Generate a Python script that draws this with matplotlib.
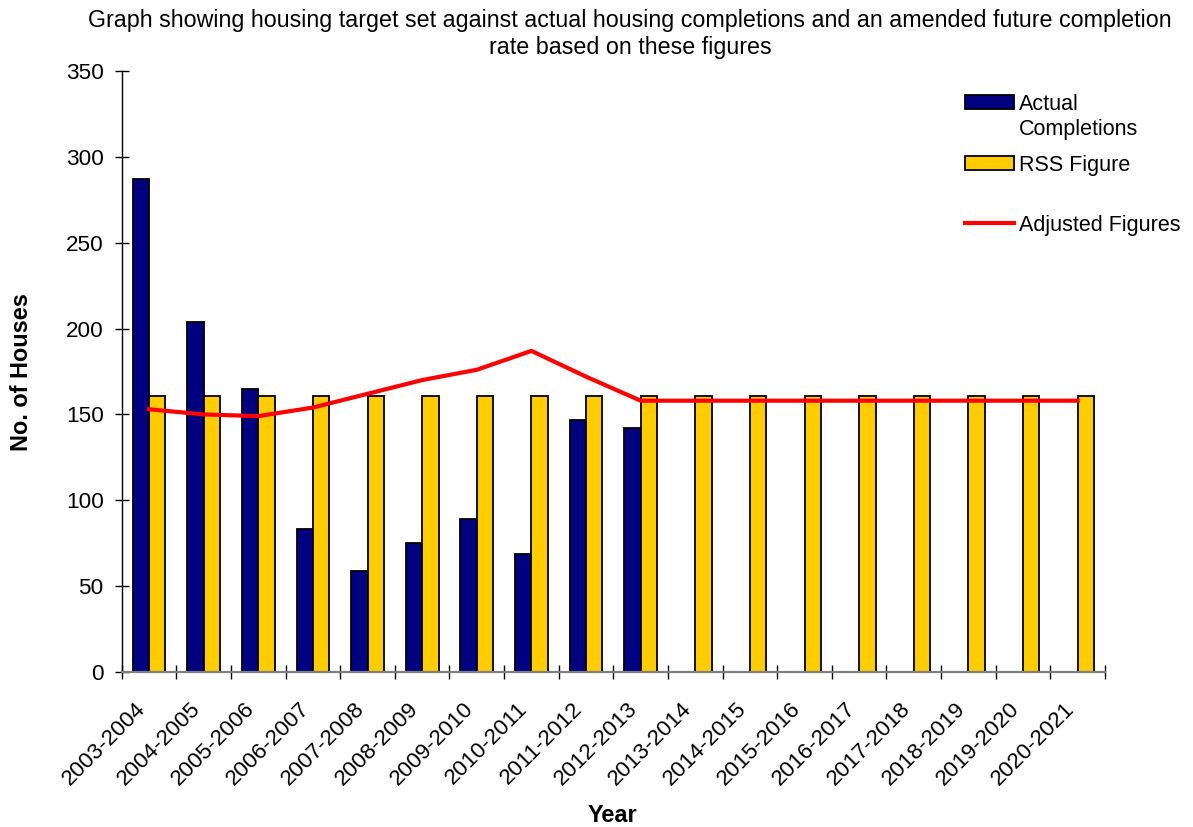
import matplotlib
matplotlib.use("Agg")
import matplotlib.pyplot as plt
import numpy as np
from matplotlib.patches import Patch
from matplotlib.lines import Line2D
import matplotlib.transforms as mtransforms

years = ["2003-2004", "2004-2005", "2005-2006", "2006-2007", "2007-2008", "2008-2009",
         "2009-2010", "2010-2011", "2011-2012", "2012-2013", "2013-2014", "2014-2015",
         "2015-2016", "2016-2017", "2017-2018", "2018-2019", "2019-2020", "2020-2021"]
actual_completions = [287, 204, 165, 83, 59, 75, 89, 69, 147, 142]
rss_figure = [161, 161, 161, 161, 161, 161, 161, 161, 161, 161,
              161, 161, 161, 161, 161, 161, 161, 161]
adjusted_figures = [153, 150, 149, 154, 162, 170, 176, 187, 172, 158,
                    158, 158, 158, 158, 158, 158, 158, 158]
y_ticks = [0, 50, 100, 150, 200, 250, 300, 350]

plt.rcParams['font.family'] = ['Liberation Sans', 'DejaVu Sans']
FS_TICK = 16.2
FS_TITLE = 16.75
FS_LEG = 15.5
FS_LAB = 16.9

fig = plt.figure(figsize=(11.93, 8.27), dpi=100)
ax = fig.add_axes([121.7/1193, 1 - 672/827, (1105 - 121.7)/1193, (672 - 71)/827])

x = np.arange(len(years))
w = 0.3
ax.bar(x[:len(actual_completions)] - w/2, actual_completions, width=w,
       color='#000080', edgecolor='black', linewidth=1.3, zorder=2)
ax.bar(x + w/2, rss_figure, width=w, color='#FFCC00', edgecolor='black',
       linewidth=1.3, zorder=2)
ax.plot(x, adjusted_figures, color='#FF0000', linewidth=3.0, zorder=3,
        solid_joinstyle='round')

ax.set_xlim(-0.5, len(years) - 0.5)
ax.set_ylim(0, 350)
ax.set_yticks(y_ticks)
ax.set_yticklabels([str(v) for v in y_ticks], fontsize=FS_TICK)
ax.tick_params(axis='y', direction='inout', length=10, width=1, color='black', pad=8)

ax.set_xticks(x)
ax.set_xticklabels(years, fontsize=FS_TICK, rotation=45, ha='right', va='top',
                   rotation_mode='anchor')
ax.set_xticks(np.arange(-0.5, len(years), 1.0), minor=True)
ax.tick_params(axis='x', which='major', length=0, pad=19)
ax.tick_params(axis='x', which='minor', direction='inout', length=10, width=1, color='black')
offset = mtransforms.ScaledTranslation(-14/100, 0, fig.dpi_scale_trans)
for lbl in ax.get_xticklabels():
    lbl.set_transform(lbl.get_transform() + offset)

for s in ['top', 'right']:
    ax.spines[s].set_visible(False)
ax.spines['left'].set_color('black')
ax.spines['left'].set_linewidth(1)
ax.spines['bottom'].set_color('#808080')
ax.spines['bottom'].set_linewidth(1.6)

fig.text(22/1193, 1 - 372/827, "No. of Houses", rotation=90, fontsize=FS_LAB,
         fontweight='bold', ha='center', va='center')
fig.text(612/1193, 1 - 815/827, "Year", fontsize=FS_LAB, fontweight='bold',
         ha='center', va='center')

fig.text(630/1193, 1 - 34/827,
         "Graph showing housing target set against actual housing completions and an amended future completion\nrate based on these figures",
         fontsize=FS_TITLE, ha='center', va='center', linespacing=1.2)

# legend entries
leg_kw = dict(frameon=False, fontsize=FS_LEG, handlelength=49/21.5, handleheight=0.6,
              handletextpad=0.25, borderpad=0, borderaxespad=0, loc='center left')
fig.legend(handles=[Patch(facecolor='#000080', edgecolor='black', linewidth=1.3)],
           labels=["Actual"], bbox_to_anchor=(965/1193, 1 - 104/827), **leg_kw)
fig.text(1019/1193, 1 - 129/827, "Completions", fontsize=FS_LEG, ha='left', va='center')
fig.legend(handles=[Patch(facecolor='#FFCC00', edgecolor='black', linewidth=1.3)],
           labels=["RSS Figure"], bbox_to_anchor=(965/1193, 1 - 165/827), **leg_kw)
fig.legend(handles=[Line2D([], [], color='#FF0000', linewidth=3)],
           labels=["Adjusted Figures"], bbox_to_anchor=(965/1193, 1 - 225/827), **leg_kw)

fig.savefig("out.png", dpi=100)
_ _ _ _ _ _ _
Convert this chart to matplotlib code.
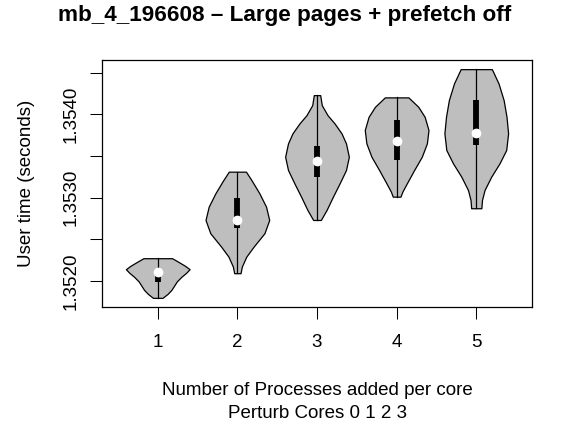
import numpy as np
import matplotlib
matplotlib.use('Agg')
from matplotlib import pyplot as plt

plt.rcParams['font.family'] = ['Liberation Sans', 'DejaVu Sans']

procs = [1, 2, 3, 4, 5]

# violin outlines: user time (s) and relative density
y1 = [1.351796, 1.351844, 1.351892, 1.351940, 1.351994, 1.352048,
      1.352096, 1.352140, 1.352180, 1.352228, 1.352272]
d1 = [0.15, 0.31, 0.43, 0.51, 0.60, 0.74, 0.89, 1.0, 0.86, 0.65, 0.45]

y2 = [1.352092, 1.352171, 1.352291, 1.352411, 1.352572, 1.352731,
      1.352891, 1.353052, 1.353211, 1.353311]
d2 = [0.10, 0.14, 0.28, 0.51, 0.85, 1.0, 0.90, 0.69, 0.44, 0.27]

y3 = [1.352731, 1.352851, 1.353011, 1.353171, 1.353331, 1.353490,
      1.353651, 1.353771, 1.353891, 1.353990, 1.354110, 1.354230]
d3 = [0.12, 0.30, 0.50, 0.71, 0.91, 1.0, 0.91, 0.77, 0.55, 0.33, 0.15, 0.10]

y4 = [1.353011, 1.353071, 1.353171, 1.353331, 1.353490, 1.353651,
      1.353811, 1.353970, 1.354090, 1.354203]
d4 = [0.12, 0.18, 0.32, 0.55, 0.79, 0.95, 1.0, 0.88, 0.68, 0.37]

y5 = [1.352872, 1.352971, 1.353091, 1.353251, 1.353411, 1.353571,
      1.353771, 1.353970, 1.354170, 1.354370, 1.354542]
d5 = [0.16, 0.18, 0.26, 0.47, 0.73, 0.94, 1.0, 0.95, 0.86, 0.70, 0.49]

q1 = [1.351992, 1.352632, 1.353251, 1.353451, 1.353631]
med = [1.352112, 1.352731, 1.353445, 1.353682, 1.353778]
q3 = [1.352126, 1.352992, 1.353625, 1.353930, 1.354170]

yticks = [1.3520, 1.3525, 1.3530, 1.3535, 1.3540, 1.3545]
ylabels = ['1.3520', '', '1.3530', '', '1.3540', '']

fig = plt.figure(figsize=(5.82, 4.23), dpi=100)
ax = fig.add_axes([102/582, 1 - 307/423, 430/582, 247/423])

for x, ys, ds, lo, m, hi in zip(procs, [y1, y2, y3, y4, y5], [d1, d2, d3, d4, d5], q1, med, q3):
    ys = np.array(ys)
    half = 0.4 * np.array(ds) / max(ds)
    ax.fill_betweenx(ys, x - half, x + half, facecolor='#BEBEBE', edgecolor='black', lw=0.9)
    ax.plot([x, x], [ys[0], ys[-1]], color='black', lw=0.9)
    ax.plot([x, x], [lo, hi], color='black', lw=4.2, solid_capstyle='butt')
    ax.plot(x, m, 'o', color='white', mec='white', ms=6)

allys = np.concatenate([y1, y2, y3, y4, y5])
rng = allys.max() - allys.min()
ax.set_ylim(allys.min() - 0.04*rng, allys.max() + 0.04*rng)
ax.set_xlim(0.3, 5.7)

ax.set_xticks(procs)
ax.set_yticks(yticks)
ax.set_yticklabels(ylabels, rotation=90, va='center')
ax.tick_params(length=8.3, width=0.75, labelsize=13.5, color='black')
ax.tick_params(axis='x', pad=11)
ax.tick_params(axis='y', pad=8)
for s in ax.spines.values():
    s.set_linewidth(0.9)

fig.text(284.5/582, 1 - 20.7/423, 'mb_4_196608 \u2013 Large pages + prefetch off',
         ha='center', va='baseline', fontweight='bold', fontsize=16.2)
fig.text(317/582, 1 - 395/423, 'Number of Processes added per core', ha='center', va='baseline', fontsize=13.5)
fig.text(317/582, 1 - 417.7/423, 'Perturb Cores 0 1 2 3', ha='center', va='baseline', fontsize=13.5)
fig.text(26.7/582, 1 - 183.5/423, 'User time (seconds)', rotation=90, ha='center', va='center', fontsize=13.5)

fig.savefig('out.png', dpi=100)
_ _ _ _ _ _ _
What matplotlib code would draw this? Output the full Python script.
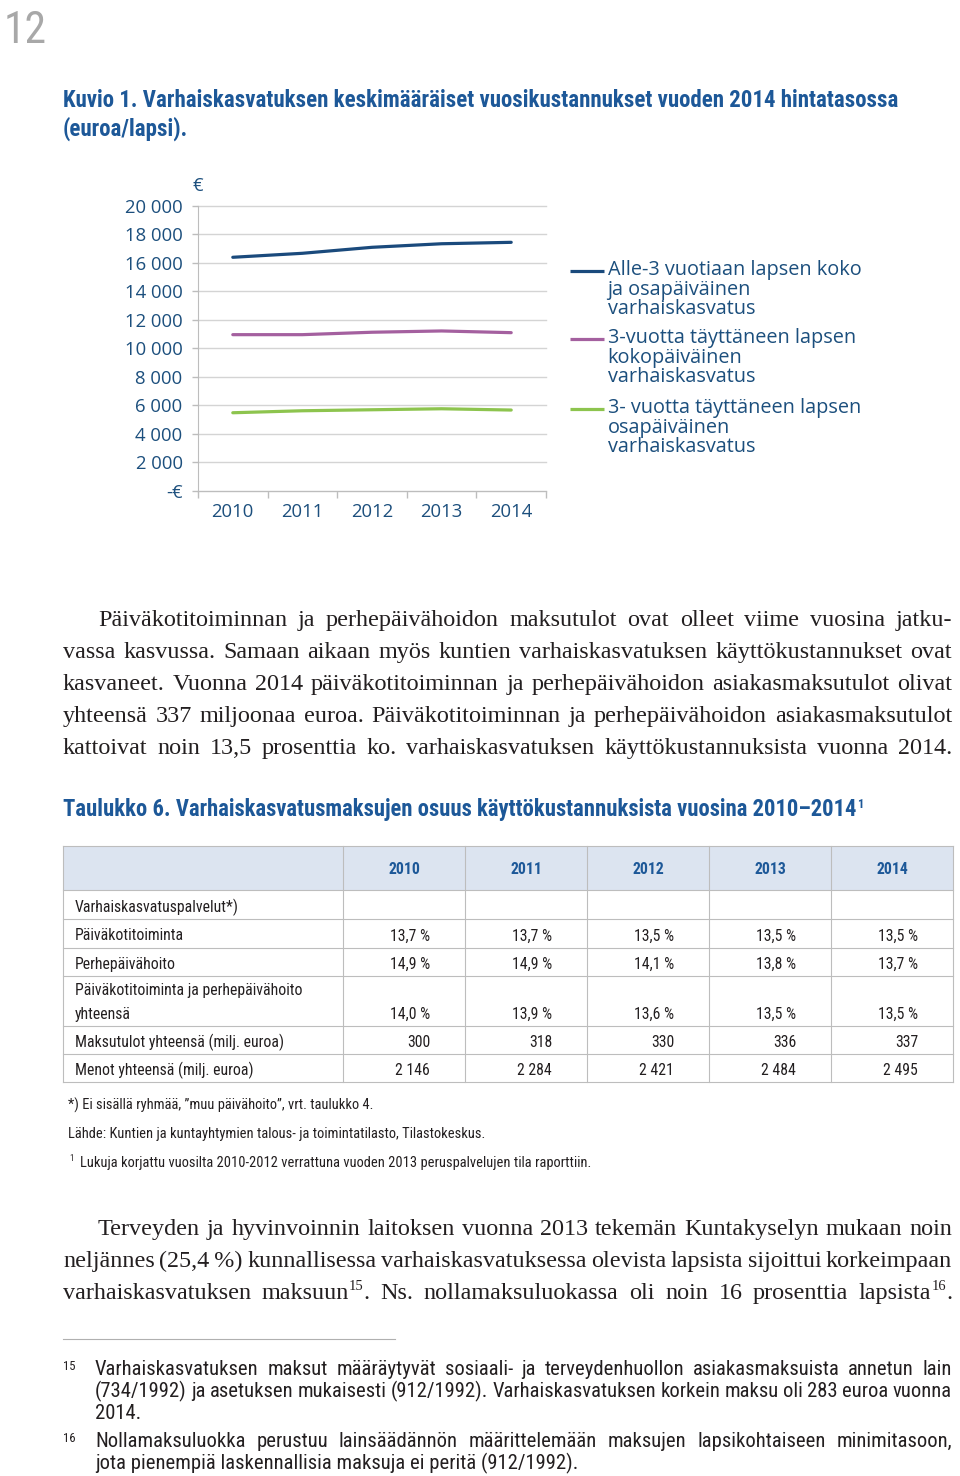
_ _ _ _ _ _ _
GIVEN EXERCISE
Repeat exactly the lines above, from the line that contains "Generate a Python" down through the line that contains "import matplotlib.transforms as mtransforms". Include both of those lines and none of the pictures.

OUTPUT OF THE TASK
Generate a Python script that draws this with matplotlib.
import matplotlib
matplotlib.use("Agg")
import matplotlib.pyplot as plt
import numpy as np
from matplotlib.patches import Patch
from matplotlib.lines import Line2D
import matplotlib.transforms as mtransforms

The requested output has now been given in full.